Available records.
---*---
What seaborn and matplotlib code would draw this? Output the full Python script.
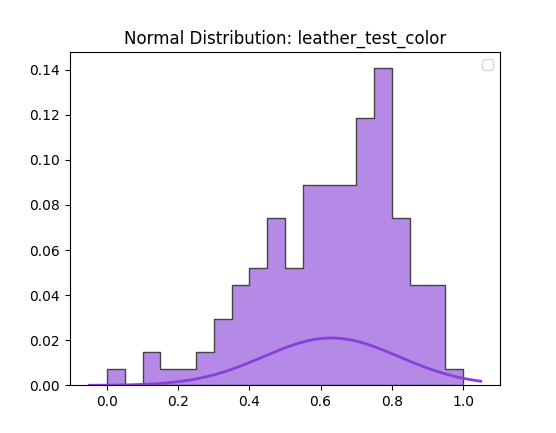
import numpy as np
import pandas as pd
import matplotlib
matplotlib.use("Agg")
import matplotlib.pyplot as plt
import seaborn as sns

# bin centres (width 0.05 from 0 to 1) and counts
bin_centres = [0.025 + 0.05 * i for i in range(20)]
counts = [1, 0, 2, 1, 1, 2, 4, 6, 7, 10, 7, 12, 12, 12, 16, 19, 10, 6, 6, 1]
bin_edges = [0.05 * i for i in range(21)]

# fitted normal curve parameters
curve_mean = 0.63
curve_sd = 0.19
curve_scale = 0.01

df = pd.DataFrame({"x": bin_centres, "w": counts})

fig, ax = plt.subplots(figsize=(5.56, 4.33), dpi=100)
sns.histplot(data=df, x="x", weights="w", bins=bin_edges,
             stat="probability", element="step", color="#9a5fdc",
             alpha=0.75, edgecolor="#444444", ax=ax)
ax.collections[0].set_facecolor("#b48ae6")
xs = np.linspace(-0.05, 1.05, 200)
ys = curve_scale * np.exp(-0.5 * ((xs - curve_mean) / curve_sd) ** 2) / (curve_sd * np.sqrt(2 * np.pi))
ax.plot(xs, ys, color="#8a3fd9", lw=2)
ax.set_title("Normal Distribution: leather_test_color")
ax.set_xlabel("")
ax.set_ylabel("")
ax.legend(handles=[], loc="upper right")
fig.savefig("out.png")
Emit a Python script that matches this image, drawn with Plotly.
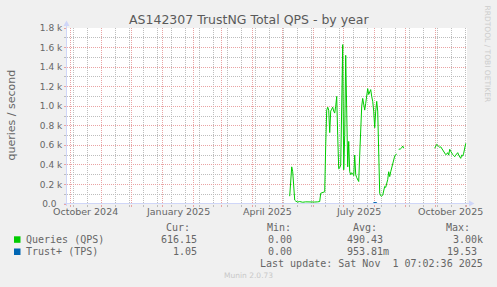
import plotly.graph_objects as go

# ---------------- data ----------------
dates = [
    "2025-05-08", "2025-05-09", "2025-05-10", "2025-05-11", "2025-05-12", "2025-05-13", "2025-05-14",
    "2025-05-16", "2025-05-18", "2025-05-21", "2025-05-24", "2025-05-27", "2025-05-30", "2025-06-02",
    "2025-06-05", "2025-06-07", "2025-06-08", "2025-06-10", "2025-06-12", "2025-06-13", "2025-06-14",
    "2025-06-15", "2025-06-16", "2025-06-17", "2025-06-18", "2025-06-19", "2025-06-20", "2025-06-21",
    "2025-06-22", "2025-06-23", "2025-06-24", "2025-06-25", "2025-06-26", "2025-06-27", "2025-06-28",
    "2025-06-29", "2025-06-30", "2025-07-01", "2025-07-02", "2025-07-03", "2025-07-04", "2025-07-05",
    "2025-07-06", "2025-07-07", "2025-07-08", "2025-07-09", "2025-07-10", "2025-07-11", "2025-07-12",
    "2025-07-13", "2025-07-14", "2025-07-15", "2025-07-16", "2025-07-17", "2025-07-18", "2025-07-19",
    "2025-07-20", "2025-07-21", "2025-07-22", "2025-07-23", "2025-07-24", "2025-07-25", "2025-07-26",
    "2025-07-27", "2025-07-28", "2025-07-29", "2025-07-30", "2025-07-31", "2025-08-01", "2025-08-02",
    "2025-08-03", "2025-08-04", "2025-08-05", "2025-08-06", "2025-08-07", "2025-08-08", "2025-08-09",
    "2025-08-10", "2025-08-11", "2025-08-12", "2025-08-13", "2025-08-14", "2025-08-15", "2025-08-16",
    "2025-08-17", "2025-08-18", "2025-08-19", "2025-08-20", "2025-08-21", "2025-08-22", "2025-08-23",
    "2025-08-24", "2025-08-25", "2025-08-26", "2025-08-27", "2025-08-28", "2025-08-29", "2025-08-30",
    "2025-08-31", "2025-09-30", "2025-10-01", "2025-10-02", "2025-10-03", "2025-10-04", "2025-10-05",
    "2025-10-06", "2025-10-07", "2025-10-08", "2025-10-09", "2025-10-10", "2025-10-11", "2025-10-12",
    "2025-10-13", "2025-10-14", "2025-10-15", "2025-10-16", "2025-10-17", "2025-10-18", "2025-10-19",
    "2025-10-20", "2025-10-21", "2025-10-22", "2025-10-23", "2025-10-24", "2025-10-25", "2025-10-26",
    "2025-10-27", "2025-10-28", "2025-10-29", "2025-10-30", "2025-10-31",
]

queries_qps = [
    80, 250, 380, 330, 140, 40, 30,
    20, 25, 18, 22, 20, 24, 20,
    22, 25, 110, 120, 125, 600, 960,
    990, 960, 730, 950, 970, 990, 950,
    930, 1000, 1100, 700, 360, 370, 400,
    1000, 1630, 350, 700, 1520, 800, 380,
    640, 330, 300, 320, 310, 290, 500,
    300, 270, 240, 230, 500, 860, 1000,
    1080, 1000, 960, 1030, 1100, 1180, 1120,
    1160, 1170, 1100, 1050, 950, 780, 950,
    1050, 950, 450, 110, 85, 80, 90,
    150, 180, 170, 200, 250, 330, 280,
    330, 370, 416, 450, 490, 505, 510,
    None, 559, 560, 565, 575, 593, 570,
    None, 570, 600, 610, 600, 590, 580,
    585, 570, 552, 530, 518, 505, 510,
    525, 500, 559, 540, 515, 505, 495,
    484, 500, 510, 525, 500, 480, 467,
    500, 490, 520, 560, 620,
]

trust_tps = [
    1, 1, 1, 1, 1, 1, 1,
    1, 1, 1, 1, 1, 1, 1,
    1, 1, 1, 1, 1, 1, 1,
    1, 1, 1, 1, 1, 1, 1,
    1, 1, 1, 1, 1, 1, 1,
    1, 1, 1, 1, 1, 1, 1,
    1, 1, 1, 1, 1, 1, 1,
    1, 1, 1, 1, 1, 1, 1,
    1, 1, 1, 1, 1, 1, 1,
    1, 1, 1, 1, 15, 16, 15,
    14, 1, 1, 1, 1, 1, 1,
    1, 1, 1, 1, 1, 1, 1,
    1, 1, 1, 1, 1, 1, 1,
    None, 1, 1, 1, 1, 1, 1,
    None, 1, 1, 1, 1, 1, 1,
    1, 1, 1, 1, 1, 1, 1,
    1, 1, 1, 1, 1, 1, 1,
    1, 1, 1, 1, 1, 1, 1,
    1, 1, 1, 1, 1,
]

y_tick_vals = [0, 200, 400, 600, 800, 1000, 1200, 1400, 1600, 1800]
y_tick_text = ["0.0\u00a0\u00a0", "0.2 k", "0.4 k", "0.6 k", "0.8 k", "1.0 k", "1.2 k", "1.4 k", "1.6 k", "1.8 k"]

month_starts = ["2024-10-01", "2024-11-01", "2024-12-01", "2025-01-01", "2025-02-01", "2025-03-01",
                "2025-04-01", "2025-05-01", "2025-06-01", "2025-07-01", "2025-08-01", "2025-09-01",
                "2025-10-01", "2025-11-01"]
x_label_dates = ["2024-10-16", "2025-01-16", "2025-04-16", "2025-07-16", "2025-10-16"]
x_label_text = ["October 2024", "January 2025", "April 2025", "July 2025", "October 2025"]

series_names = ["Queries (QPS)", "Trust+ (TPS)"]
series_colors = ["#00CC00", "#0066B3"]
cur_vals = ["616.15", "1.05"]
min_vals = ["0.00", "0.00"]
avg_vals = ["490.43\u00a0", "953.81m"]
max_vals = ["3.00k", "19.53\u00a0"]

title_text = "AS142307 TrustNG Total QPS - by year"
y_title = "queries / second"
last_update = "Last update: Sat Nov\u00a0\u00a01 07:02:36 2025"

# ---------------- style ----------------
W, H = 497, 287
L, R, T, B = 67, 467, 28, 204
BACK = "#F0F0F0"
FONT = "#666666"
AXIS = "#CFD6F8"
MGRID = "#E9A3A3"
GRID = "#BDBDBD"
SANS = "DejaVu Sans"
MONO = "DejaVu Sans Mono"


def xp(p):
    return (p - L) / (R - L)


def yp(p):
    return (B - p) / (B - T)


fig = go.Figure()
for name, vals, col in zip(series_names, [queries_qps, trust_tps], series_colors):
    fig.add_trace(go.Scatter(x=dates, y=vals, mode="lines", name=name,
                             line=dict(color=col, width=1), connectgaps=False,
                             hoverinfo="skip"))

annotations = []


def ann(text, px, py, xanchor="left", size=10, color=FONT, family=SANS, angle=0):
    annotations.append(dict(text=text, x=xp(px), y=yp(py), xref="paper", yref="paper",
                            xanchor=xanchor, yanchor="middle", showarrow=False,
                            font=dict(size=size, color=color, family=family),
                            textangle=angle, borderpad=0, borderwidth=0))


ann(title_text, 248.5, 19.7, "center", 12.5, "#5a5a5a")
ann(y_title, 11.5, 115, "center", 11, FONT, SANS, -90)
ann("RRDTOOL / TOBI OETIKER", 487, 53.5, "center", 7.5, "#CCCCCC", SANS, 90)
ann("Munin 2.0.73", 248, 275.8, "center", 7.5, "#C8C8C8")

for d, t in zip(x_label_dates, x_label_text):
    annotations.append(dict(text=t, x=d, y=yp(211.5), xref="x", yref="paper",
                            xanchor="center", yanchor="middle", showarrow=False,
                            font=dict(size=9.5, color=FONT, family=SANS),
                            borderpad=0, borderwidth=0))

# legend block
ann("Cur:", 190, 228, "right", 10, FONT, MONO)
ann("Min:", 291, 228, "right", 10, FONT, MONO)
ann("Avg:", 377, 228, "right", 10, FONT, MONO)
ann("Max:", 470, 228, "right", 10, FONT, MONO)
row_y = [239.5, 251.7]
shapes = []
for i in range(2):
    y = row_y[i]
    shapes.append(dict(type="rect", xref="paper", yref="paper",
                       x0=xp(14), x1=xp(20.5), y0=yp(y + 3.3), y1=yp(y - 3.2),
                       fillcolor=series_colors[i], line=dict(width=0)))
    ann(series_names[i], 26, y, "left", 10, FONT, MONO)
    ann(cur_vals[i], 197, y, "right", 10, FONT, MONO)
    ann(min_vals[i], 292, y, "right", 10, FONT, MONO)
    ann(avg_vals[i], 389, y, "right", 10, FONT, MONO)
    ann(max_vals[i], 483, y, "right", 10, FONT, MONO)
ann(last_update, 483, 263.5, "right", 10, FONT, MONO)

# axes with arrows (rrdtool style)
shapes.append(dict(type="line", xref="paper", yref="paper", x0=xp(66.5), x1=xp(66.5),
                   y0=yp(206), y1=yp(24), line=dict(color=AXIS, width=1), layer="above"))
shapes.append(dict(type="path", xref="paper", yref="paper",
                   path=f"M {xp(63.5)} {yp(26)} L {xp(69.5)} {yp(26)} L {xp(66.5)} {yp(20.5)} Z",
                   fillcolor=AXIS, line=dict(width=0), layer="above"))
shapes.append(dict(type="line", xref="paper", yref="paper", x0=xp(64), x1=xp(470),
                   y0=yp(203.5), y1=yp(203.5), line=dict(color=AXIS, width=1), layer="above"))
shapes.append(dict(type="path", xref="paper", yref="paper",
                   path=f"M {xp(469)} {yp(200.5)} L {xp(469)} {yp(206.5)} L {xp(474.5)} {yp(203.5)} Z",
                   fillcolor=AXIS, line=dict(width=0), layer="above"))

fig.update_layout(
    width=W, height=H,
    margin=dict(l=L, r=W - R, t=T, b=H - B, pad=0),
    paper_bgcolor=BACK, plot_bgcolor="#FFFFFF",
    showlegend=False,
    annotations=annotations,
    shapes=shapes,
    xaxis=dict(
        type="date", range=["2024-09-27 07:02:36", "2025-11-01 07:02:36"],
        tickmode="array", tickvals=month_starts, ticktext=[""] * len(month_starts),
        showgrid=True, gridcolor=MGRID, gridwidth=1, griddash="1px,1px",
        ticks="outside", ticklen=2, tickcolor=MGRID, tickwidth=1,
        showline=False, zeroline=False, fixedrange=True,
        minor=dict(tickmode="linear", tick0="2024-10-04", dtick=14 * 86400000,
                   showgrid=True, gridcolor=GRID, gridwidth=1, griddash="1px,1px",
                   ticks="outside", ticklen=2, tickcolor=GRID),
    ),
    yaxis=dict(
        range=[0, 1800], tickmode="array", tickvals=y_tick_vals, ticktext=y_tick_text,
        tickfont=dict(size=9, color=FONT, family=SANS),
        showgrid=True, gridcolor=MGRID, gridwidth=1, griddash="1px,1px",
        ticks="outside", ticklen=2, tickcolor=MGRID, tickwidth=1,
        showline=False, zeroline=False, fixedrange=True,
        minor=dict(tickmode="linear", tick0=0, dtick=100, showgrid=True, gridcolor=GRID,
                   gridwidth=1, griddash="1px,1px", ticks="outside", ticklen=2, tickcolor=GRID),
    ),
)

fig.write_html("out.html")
---*---
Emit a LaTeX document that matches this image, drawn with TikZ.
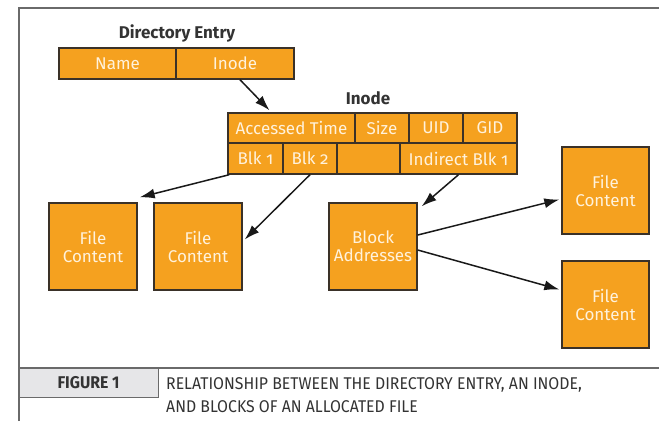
---*---
Objective. Pictures excluded, give again exactly and only the lines of the material above from the line with "What seaborn and" through the line with "import seaborn as sns".

Problem solution.
What seaborn and matplotlib code would draw this? Output the full Python script.
import numpy as np
import pandas as pd
import matplotlib
matplotlib.use("Agg")
import matplotlib.pyplot as plt
import seaborn as sns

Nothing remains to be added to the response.